Rugby World Cup: Time To Slay The Red Dragon

We have our rugby future to defend, time to breathe life and douse the Red Dragon fire on Wednesday
05 Oct 2019 16:41
Rugby World Cup: Time To Slay The Red Dragon
Fiji Airways Flying Fijians inside centre Waisea Nayacalevu and replacement prop Veremalua Vugakoto moments before they ran onto the field at the Hanazono Rugby Stadium on October 3, 2019, to face Georgia. Photo: Bruce Southwick/ZoomFiji


Whether it’s our genetic make-up or other factors, our rugby performance tends to blow hot and cold at times.

We excelled in one and played poorly in the very next one. We made the world take notice but slumped at the very next match. Whether we are overawed by the occasion, wrongly energised or lacking the mental edge, coaches and those in authority struggled to find the reasoning behind it. Unfortunately, this continues to be the case over the years.

Coaches at the World Sevens Series, Rugby Sevens World Cup and Women Sevens Series can bear testament to this. Ask former 7s coach Ben Ryan and he would gladly admit that the gold medal at the 2016 Rio Olympics was won off rather than on the field.

A case in point was when the Englishman could not believe what he saw when one of his players had eight scrambled eggs for breakfast at the 2013 World Sevens Series in Dubai. But with strict training regimen, monitored food intake and scientific analysis to match.

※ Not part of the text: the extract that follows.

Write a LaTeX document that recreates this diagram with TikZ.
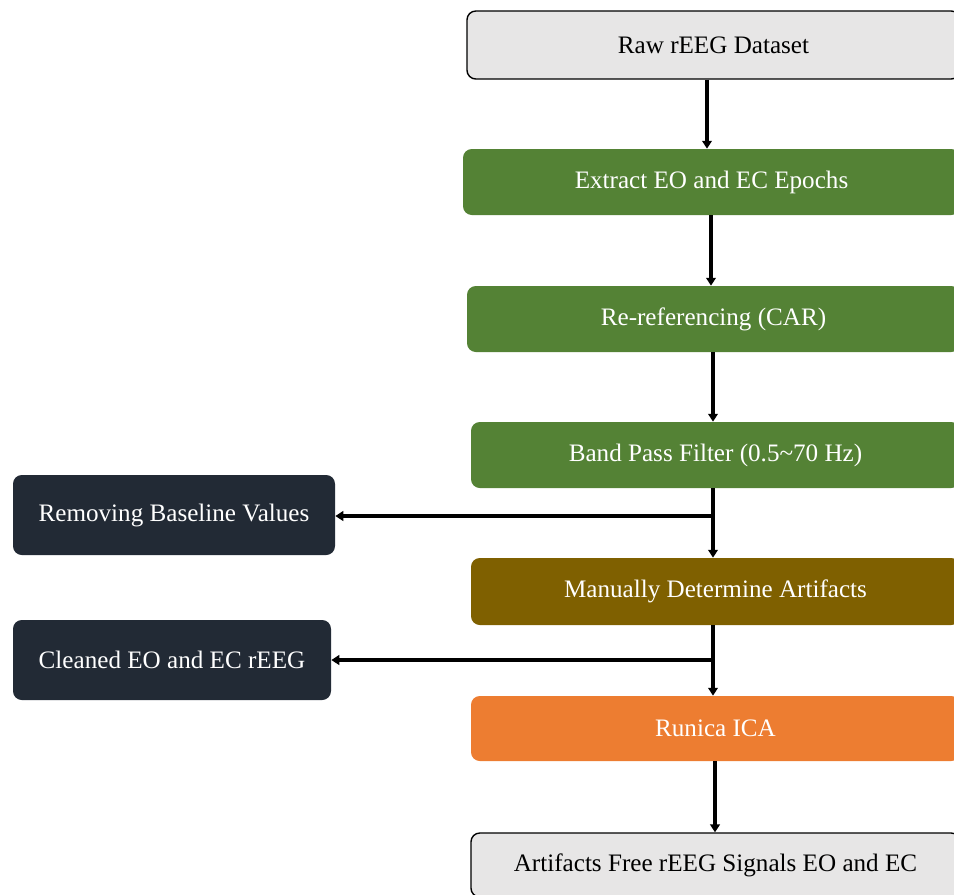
\documentclass[tikz,border=0pt]{standalone}
\usepackage{fontspec}
\setmainfont{Liberation Serif}
\usetikzlibrary{arrows.meta}
\definecolor{boxgray}{HTML}{E7E6E6}
\definecolor{boxgreen}{HTML}{548235}
\definecolor{boxbrown}{HTML}{7F6000}
\definecolor{boxorange}{HTML}{ED7D31}
\definecolor{boxnavy}{HTML}{222A35}
\begin{document}
\begin{tikzpicture}[x=0.02cm,y=-0.02cm,
  base/.style={rounded corners=5pt, inner sep=0pt, font=\fontsize{14.3}{17}\selectfont, align=center},
  graybox/.style={base, fill=boxgray, draw=black, line width=0.8pt, text=black},
  greenbox/.style={base, fill=boxgreen, text=white},
  brownbox/.style={base, fill=boxbrown, text=white},
  orangebox/.style={base, fill=boxorange, text=white},
  navybox/.style={base, fill=boxnavy, text=white},
  arr/.style={-{Triangle[length=4.5pt,width=5.5pt]}, line width=2pt, black},
  ln/.style={line width=2pt, black}]
\useasboundingbox (0,0) rectangle (954,894);
\clip (0,0) rectangle (954,894);
% main column
\node[graybox, minimum width=493*0.02cm, minimum height=68*0.02cm] (raw) at (713.5,45) {Raw rEEG Dataset};
\node[greenbox, minimum width=497*0.02cm, minimum height=66*0.02cm] (ext) at (711.5,182) {Extract EO and EC Epochs};
\node[greenbox, minimum width=493*0.02cm, minimum height=66*0.02cm] (car) at (713.5,319) {Re-referencing (CAR)};
\node[greenbox, minimum width=489*0.02cm, minimum height=66*0.02cm] (bpf) at (715.5,455) {Band Pass Filter (0.5\textasciitilde70 Hz)};
\node[brownbox, minimum width=489*0.02cm, minimum height=67*0.02cm] (man) at (715.5,591.5) {Manually Determine Artifacts};
\node[orangebox, minimum width=489*0.02cm, minimum height=65*0.02cm] (ica) at (715.5,728.5) {Runica ICA};
\node[graybox, minimum width=489*0.02cm, minimum height=64*0.02cm] (out) at (715.5,865) {Artifacts Free rEEG Signals EO and EC};
% side boxes
\node[navybox, minimum width=322*0.02cm, minimum height=80*0.02cm] (rbv) at (174,515) {Removing Baseline Values};
\node[navybox, minimum width=318*0.02cm, minimum height=80*0.02cm] (cln) at (172,660) {Cleaned EO and EC rEEG};
% connectors
\coordinate (j1) at (713,516);
\coordinate (j2) at (713,660);
\draw[arr] (raw.south -| 707,0) -- (ext.north -| 707,0);
\draw[arr] (ext.south -| 711,0) -- (car.north -| 711,0);
\draw[arr] (car.south -| 713,0) -- (bpf.north -| 713,0);
\draw[arr] (bpf.south -| j1) -- (man.north -| j1);
\draw[arr] (j1) -- (j1 -| rbv.east);
\draw[arr] (man.south -| j2) -- (ica.north -| j2);
\draw[arr] (j2) -- (j2 -| cln.east);
\draw[arr] (ica.south -| 715,0) -- (out.north -| 715,0);
\end{tikzpicture}
\end{document}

It proved to be a winner in the end.

Similarly, we hope Fiji Airways Flying Fijians head coach John McKee and his men will rise to the occasion again in Oita next Wednesday after a superlative performance against Georgia on Thursday.

Disposing of the Lelos in such brilliant fashion was a mark of a team with amazing talents in the ranks.

And we need to reload, stay in form and cap off our 2019 Rugby World Cup performance by dousing the Red Dragon fire in our last Pool D encounter against Wales. They too will not take us lightly after we came close to toppling the Wallabies in our first match.

Warren Gatland’s men would like to win to top the pool while we have our future to defend and need to finish in the top three to automatically qualify for the 2023 RWC in France.

We can’t afford another horror show where we hit the headlines for the very wrong reason, going down to Uruguay 27-30 in Kamaishi.

Wales will be a massive test, it’s our last game and we have got nothing to lose but a reputation to defend.

Rugby is the national sport of both countries. But we have the momentum, confidence behind us to go out there and show what we can do.

It’s Fiji’s time to show the world that we can rock one of the giants of the game and make a mark at the 2019 RWC.